_INSTRUCTION_
Transcribe the stretch of entries below from the line with "Give me the matplotlib source for this chart." through the line with "i = np.where(t >= t_recl, load, i)", exactly and with both ends included; leave out all other lines.

_Plotting code records_
┌──
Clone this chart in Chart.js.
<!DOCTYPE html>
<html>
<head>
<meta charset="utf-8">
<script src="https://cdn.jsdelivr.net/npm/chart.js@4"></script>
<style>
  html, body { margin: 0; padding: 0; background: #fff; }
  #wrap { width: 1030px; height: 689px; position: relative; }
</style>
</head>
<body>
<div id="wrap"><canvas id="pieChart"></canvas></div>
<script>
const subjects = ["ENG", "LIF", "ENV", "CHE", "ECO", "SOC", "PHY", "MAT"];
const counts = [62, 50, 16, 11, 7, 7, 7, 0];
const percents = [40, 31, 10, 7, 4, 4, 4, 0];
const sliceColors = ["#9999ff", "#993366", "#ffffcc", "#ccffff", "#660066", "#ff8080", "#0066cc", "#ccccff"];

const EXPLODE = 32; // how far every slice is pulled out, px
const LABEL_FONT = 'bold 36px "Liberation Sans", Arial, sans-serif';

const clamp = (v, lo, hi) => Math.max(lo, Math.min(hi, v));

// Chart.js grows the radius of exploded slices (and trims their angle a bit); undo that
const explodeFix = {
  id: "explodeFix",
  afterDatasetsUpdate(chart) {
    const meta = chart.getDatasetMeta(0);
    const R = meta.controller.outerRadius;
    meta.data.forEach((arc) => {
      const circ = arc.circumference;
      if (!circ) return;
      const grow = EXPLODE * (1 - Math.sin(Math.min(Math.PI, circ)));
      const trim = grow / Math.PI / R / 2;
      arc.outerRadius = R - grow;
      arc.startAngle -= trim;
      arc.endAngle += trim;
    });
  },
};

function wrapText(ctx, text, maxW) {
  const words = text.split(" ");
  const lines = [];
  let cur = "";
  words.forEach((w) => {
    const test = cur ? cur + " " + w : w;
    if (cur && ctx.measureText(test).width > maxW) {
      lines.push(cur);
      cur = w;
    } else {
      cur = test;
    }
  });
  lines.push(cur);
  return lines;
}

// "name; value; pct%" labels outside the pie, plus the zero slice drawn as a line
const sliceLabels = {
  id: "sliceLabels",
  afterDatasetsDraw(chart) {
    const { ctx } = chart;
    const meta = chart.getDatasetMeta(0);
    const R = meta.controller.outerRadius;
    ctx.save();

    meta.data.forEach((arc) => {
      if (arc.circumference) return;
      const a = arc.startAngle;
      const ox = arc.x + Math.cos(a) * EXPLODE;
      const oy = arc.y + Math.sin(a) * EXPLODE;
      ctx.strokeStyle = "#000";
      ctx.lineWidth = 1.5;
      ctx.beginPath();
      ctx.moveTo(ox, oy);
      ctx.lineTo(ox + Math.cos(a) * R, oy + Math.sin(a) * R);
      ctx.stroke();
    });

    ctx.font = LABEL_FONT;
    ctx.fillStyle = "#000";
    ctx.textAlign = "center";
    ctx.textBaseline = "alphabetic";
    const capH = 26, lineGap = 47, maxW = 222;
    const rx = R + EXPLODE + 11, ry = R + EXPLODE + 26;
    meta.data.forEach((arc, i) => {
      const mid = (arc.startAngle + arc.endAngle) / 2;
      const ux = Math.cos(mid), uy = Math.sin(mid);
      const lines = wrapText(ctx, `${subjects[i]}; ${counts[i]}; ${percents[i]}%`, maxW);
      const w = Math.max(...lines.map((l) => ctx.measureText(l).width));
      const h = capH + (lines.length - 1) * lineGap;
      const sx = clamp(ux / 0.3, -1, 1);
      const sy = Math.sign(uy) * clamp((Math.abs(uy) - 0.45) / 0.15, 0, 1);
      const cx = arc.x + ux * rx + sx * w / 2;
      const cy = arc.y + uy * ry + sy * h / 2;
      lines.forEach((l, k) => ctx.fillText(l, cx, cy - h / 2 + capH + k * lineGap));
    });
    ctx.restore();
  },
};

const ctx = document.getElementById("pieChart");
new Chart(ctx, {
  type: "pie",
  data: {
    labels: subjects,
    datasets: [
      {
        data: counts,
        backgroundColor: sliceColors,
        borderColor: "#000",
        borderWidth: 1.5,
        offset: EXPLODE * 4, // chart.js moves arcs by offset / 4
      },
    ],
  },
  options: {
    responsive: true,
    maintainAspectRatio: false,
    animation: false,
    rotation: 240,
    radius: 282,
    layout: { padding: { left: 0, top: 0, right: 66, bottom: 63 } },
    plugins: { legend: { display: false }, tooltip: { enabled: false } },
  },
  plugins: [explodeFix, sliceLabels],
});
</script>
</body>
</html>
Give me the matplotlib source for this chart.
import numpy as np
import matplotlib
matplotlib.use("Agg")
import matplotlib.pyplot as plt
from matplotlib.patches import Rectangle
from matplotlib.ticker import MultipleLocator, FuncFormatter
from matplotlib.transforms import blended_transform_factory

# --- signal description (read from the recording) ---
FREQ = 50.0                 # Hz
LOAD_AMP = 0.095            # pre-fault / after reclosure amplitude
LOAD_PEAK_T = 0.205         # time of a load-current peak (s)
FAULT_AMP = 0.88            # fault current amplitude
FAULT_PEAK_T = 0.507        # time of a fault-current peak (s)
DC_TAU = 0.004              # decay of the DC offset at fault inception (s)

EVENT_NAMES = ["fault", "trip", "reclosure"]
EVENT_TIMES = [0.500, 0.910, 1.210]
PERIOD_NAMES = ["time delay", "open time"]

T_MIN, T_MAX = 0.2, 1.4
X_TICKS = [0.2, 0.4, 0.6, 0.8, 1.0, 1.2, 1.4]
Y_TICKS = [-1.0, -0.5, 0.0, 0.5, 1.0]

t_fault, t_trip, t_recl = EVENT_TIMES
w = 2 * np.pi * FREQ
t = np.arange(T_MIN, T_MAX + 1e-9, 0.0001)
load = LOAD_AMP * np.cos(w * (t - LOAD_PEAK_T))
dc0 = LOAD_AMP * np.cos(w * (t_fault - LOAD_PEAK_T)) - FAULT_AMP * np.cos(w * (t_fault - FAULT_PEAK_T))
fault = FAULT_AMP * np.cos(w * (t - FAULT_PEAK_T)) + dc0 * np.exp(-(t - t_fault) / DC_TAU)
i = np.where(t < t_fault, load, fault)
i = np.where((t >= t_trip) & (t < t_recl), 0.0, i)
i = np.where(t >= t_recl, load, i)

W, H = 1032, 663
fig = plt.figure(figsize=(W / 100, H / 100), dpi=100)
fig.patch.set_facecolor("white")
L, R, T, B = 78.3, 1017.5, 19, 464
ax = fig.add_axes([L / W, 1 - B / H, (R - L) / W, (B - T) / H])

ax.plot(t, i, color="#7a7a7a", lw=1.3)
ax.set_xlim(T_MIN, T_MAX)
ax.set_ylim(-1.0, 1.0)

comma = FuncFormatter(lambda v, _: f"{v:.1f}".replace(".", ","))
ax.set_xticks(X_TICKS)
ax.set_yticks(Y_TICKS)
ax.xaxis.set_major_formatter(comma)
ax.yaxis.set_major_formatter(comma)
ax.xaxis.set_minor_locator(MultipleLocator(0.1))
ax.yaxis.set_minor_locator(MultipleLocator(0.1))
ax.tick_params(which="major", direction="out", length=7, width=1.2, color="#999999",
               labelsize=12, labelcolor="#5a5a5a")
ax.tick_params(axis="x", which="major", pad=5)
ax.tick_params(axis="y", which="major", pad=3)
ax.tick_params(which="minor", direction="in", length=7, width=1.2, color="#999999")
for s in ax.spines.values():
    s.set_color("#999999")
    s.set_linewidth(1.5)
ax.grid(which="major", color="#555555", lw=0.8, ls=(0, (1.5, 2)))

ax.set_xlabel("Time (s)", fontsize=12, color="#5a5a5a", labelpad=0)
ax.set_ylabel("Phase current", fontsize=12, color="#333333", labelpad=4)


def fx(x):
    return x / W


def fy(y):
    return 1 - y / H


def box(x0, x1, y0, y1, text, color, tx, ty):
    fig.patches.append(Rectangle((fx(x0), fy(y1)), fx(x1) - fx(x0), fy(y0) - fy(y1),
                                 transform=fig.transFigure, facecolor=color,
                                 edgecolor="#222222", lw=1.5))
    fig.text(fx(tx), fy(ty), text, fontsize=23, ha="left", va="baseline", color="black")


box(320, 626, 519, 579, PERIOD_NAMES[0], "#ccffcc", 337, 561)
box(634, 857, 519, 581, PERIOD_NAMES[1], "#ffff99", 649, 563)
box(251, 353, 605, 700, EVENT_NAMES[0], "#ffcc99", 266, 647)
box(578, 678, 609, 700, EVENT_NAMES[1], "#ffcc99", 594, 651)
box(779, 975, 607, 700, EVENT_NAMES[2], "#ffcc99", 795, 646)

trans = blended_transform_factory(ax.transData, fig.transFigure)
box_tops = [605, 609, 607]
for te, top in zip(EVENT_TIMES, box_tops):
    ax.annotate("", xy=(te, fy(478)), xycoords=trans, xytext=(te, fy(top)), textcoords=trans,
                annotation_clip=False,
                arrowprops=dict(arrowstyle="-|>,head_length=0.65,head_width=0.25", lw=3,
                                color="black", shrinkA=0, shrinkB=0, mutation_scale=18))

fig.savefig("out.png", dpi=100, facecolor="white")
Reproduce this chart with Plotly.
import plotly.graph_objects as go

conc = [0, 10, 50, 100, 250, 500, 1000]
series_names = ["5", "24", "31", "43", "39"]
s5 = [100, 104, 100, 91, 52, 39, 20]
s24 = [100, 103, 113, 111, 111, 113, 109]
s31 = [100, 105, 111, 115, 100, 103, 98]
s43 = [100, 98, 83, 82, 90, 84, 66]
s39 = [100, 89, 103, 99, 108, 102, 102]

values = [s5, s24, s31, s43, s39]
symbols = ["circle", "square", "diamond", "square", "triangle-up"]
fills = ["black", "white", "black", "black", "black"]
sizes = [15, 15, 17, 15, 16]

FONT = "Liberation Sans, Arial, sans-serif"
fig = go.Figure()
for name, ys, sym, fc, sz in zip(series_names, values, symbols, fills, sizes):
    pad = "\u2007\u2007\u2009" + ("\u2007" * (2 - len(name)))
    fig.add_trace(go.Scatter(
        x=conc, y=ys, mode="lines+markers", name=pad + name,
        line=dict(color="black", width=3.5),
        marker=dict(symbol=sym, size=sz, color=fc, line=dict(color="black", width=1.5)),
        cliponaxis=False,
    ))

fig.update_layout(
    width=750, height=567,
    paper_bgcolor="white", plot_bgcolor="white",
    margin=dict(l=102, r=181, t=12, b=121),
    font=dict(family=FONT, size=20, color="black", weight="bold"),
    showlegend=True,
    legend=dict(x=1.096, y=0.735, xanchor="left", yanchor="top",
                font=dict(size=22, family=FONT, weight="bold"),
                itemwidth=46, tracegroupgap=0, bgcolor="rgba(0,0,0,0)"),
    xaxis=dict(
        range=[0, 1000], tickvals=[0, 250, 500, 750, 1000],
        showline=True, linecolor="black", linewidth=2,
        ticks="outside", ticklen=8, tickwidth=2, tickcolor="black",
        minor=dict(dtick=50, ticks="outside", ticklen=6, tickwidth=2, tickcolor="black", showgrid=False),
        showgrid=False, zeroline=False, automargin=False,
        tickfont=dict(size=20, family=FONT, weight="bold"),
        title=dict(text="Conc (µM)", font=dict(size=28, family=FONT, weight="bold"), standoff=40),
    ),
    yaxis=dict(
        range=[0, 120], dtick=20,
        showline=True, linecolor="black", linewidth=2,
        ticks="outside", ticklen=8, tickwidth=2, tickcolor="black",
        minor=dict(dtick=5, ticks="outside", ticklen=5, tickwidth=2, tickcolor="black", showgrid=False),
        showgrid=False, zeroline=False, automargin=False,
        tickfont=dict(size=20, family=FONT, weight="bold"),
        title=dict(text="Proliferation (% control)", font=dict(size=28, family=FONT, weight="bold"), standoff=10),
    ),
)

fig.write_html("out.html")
└──
_COMPLETE RESPONSE_
Give me the matplotlib source for this chart.
import numpy as np
import matplotlib
matplotlib.use("Agg")
import matplotlib.pyplot as plt
from matplotlib.patches import Rectangle
from matplotlib.ticker import MultipleLocator, FuncFormatter
from matplotlib.transforms import blended_transform_factory

# --- signal description (read from the recording) ---
FREQ = 50.0                 # Hz
LOAD_AMP = 0.095            # pre-fault / after reclosure amplitude
LOAD_PEAK_T = 0.205         # time of a load-current peak (s)
FAULT_AMP = 0.88            # fault current amplitude
FAULT_PEAK_T = 0.507        # time of a fault-current peak (s)
DC_TAU = 0.004              # decay of the DC offset at fault inception (s)

EVENT_NAMES = ["fault", "trip", "reclosure"]
EVENT_TIMES = [0.500, 0.910, 1.210]
PERIOD_NAMES = ["time delay", "open time"]

T_MIN, T_MAX = 0.2, 1.4
X_TICKS = [0.2, 0.4, 0.6, 0.8, 1.0, 1.2, 1.4]
Y_TICKS = [-1.0, -0.5, 0.0, 0.5, 1.0]

t_fault, t_trip, t_recl = EVENT_TIMES
w = 2 * np.pi * FREQ
t = np.arange(T_MIN, T_MAX + 1e-9, 0.0001)
load = LOAD_AMP * np.cos(w * (t - LOAD_PEAK_T))
dc0 = LOAD_AMP * np.cos(w * (t_fault - LOAD_PEAK_T)) - FAULT_AMP * np.cos(w * (t_fault - FAULT_PEAK_T))
fault = FAULT_AMP * np.cos(w * (t - FAULT_PEAK_T)) + dc0 * np.exp(-(t - t_fault) / DC_TAU)
i = np.where(t < t_fault, load, fault)
i = np.where((t >= t_trip) & (t < t_recl), 0.0, i)
i = np.where(t >= t_recl, load, i)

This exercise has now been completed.